Given data
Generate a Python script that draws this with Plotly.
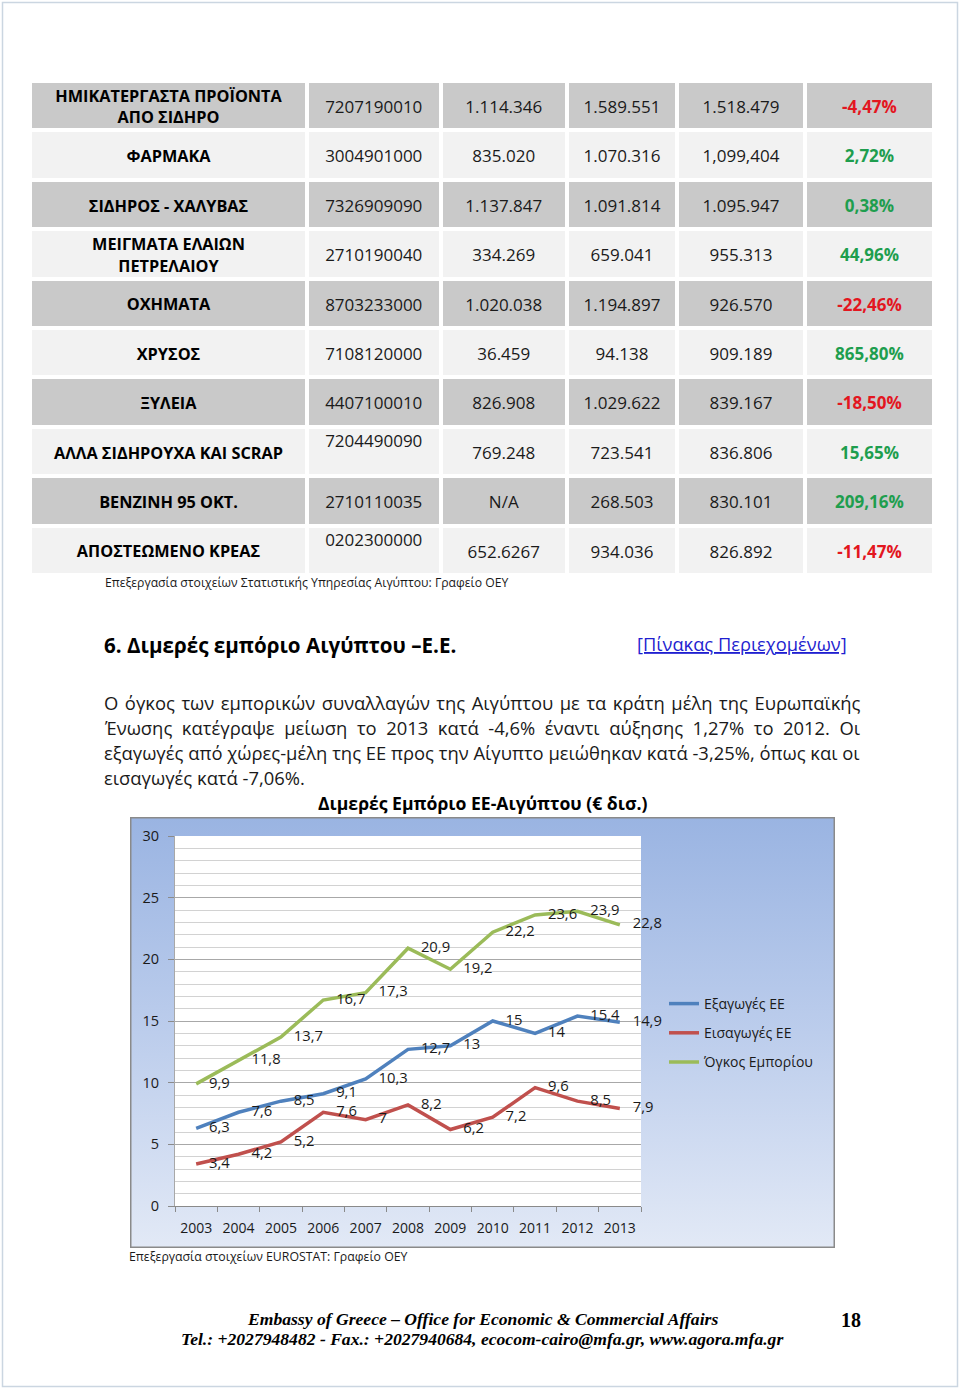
import base64
import plotly.graph_objects as go

W, H = 960, 1389

# ---------------- data: product table ----------------
products = [
    "ΗΜΙΚΑΤΕΡΓΑΣΤΑ ΠΡΟΪΟΝΤΑ<br>ΑΠΟ ΣΙΔΗΡΟ",
    "ΦΑΡΜΑΚΑ",
    "ΣΙΔΗΡΟΣ - ΧΑΛΥΒΑΣ",
    "ΜΕΙΓΜΑΤΑ ΕΛΑΙΩΝ<br>ΠΕΤΡΕΛΑΙΟΥ",
    "ΟΧΗΜΑΤΑ",
    "ΧΡΥΣΟΣ",
    "ΞΥΛΕΙΑ",
    "ΑΛΛΑ ΣΙΔΗΡΟΥΧΑ ΚΑΙ SCRAP",
    "ΒΕΝΖΙΝΗ 95 ΟΚΤ.",
    "ΑΠΟΣΤΕΩΜΕΝΟ ΚΡΕΑΣ",
]
codes = ["7207190010", "3004901000", "7326909090", "2710190040", "8703233000",
         "7108120000", "4407100010", "7204490090", "2710110035", "0202300000"]
val_2011 = ["1.114.346", "835.020", "1.137.847", "334.269", "1.020.038",
            "36.459", "826.908", "769.248", "N/A", "652.6267"]
val_2012 = ["1.589.551", "1.070.316", "1.091.814", "659.041", "1.194.897",
            "94.138", "1.029.622", "723.541", "268.503", "934.036"]
val_2013 = ["1.518.479", "1,099,404", "1.095.947", "955.313", "926.570",
            "909.189", "839.167", "836.806", "830.101", "826.892"]
change_pct = ["-4,47%", "2,72%", "0,38%", "44,96%", "-22,46%",
              "865,80%", "-18,50%", "15,65%", "209,16%", "-11,47%"]

# ---------------- data: EU-Egypt trade chart ----------------
years = ["2003", "2004", "2005", "2006", "2007", "2008", "2009", "2010", "2011", "2012", "2013"]
exports_eu = [6.3, 7.6, 8.5, 9.1, 10.3, 12.7, 13, 15, 14, 15.4, 14.9]
imports_eu = [3.4, 4.2, 5.2, 7.6, 7, 8.2, 6.2, 7.2, 9.6, 8.5, 7.9]
trade_volume = [9.9, 11.8, 13.7, 16.7, 17.3, 20.9, 19.2, 22.2, 23.6, 23.9, 22.8]
series_names = ["Εξαγωγές ΕΕ", "Εισαγωγές ΕΕ", "Όγκος Εμπορίου"]

# ---------------- layout constants ----------------
SANS = "Open Sans"
SERIF = "Liberation Serif"
TXT = "#1a1a1a"
col_edges = [30, 307, 440.5, 567, 677, 805, 934]     # table column borders (px)
TABLE_TOP, TABLE_BOTTOM = 81, 575
raised_code_rows = {7, 9}
TEXT_NUDGE_PX = 3
CH_L, CH_R, CH_T, CH_B = 175, 641, 836, 1206        # chart plot area (px)
BOX_L, BOX_R, BOX_T, BOX_B = 130, 835, 817, 1248     # chart outer box (px)
series_colors = ["#4F81BD", "#C0504D", "#9BBB59"]


def px(x):
    return x / W


def py(y):
    return 1 - y / H


def fmt(v):
    return f"{v:g}".replace(".", ",")


fig = go.Figure()

# ---------------- table (heatmap cells + text) ----------------
n_rows = len(products)
z = [[1 if i % 2 == 0 else 0] * 6 for i in range(n_rows)]
fig.add_trace(go.Heatmap(
    x=col_edges, y=list(range(n_rows + 1)), z=z,
    colorscale=[[0, "#F2F2F2"], [1, "#C9C9C9"]], zmin=0, zmax=1,
    showscale=False, xgap=4, ygap=4, hoverinfo="skip",
    xaxis="x2", yaxis="y2",
))
centers = [(col_edges[j] + col_edges[j + 1]) / 2 for j in range(6)]
row_px = (TABLE_BOTTOM - TABLE_TOP) / n_rows
rows_mid = [i + 0.5 + TEXT_NUDGE_PX / row_px for i in range(n_rows)]
code_y = [r - (12 / row_px if i in raised_code_rows else 0) for i, r in enumerate(rows_mid)]

columns = [
    (products, rows_mid, dict(family=SANS, size=16.3, color="black", weight=700)),
    (codes, code_y, dict(family=SANS, size=17, color=TXT)),
    (val_2011, rows_mid, dict(family=SANS, size=17, color=TXT)),
    (val_2012, rows_mid, dict(family=SANS, size=17, color=TXT)),
    (val_2013, rows_mid, dict(family=SANS, size=17, color=TXT)),
    (change_pct, rows_mid,
     dict(family=SANS, size=17, weight=700,
          color=["#E3161F" if s.startswith("-") else "#1E9E4E" for s in change_pct])),
]
for j, (vals, ys, font) in enumerate(columns):
    fig.add_trace(go.Scatter(
        x=[centers[j]] * n_rows, y=ys, text=vals, mode="text",
        textposition="middle center", textfont=font, hoverinfo="skip",
        showlegend=False, xaxis="x2", yaxis="y2", cliponaxis=False,
    ))

# ---------------- chart lines ----------------
for name, vals, color in zip(series_names, [exports_eu, imports_eu, trade_volume], series_colors):
    fig.add_trace(go.Scatter(
        x=years, y=vals, name=name, mode="lines+markers+text",
        line=dict(color=color, width=3.5),
        marker=dict(size=19, color="rgba(0,0,0,0)"),
        text=[fmt(v) for v in vals], textposition="middle right",
        textfont=dict(family=SANS, size=14.8, color=TXT),
        cliponaxis=False, legendgroup=name, hoverinfo="skip",
    ))

# ---------------- background: chart box gradient ----------------
bw, bh = BOX_R - BOX_L, BOX_B - BOX_T
svg = (
    f"<svg xmlns='http://www.w3.org/2000/svg' width='{bw}' height='{bh}' "
    f"viewBox='0 0 {bw} {bh}' preserveAspectRatio='none'>"
    "<defs><linearGradient id='g' x1='0' y1='0' x2='0' y2='1'>"
    "<stop offset='0' stop-color='#9AB4E2'/><stop offset='0.5' stop-color='#BCCDEC'/>"
    "<stop offset='1' stop-color='#E2E9F6'/></linearGradient></defs>"
    f"<rect x='0.75' y='0.75' width='{bw - 1.5}' height='{bh - 1.5}' fill='url(#g)' "
    "stroke='#8A8A8A' stroke-width='1.5'/></svg>"
)
src = "data:image/svg+xml;base64," + base64.b64encode(svg.encode()).decode()

annotations = []


def note(text, x, y, size, xanchor="left", color=TXT, family=SANS):
    annotations.append(dict(
        text=text, x=px(x), y=py(y), xref="paper", yref="paper",
        xanchor=xanchor, yanchor="middle", showarrow=False,
        font=dict(family=family, size=size, color=color),
    ))


note("Επεξεργασία στοιχείων Στατιστικής Υπηρεσίας Αιγύπτου: Γραφείο ΟΕΥ", 103, 582, 12.2)
note("<b>6. Διμερές εμπόριο Αιγύπτου –Ε.Ε.</b>", 102, 645, 20.6, color="black")
note("<u>[Πίνακας Περιεχομένων]</u>", 635, 643, 18.3, color="#1F1FD0")
para = [
    "Ο όγκος των εμπορικών συναλλαγών της Αιγύπτου με τα κράτη μέλη της Ευρωπαϊκής",
    "Ένωσης κατέγραψε μείωση το 2013 κατά -4,6% έναντι αύξησης 1,27% το 2012. Οι",
    "εξαγωγές από χώρες-μέλη της ΕΕ προς την Αίγυπτο μειώθηκαν κατά -3,25%, όπως και οι",
    "εισαγωγές κατά -7,06%.",
]
para_word_spacing = [1.75, 4.8, 0, 0]   # emulate justified text
for k, line in enumerate(para):
    txt = line
    if para_word_spacing[k]:
        txt = f"<span style='word-spacing:{para_word_spacing[k]}px'>{line}</span>"
    note(txt, 102, 702 + 25.3 * k, 18.4)
note("<b>Διμερές Εμπόριο ΕΕ-Αιγύπτου (€ δισ.)</b>", 482.5, 803, 17.6, xanchor="center", color="black")
note("Επεξεργασία στοιχείων EUROSTAT: Γραφείο ΟΕΥ", 127, 1256, 12.3)
note("<b><i>Embassy of Greece – Office for Economic &amp; Commercial Affairs</i></b>",
     482, 1319, 17.6, xanchor="center", color="black", family=SERIF)
note("<b><i>Tel.: +2027948482 - Fax.: +2027940684, ecocom-cairo@mfa.gr, www.agora.mfa.gr</i></b>",
     482, 1339, 17.6, xanchor="center", color="black", family=SERIF)
note("<b>18</b>", 851, 1320, 20, xanchor="center", color="black", family=SERIF)

fig.update_layout(
    width=W, height=H, margin=dict(l=0, r=0, t=0, b=0, pad=0, autoexpand=False),
    paper_bgcolor="white", plot_bgcolor="white",
    showlegend=True,
    legend=dict(
        x=px(664), y=py(988), xanchor="left", yanchor="top",
        font=dict(family=SANS, size=14, color=TXT),
        bgcolor="rgba(0,0,0,0)", traceorder="grouped", tracegroupgap=8,
    ),
    xaxis=dict(
        domain=[px(CH_L), px(CH_R)], anchor="y", type="category",
        range=[-0.5, len(years) - 0.5], tickson="boundaries",
        ticks="outside", ticklen=5, tickcolor="#8A8A8A",
        showline=True, linecolor="#8A8A8A", linewidth=1,
        showgrid=False, zeroline=False, ticklabelstandoff=9, automargin=False,
        tickfont=dict(family=SANS, size=14, color=TXT), fixedrange=True,
    ),
    yaxis=dict(
        domain=[py(CH_B), py(CH_T)], anchor="x",
        range=[0, 30], dtick=5, tick0=0,
        ticks="outside", ticklen=6, tickcolor="#8A8A8A",
        showline=True, linecolor="#A8A8A8",
        showgrid=True, gridcolor="#A8A8A8", gridwidth=1,
        minor=dict(dtick=1, showgrid=True, gridcolor="#D2D2D2", gridwidth=1),
        zeroline=False, ticklabelstandoff=6, automargin=False,
        tickfont=dict(family=SANS, size=14.5, color=TXT), fixedrange=True,
    ),
    xaxis2=dict(domain=[px(col_edges[0]), px(col_edges[-1])], anchor="y2", automargin=False,
                range=[col_edges[0], col_edges[-1]], visible=False, fixedrange=True),
    yaxis2=dict(domain=[py(TABLE_BOTTOM), py(TABLE_TOP)], anchor="x2", automargin=False,
                range=[n_rows, 0], visible=False, fixedrange=True),
    images=[dict(
        source=src, xref="paper", yref="paper", x=px(BOX_L), y=py(BOX_T),
        sizex=bw / W, sizey=bh / H, xanchor="left", yanchor="top",
        sizing="stretch", layer="below",
    )],
    shapes=[
        dict(type="rect", xref="paper", yref="paper",
             x0=px(CH_L), x1=px(CH_R), y0=py(CH_B), y1=py(CH_T),
             fillcolor="white", line=dict(width=0), layer="below"),
        dict(type="rect", xref="paper", yref="paper",
             x0=px(2.5), x1=px(957.5), y0=py(1386.5), y1=py(2.5),
             fillcolor="rgba(0,0,0,0)", line=dict(color="#CBD6E1", width=1.5), layer="below"),
    ],
    annotations=annotations,
)

fig.write_html("out.html")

Exercise
From the first line of the listing above, repeat every line through the one holding "W, H = 960, 1389". Both ends count, and pictures stay out.

Written reply
Generate a Python script that draws this with Plotly.
import base64
import plotly.graph_objects as go

W, H = 960, 1389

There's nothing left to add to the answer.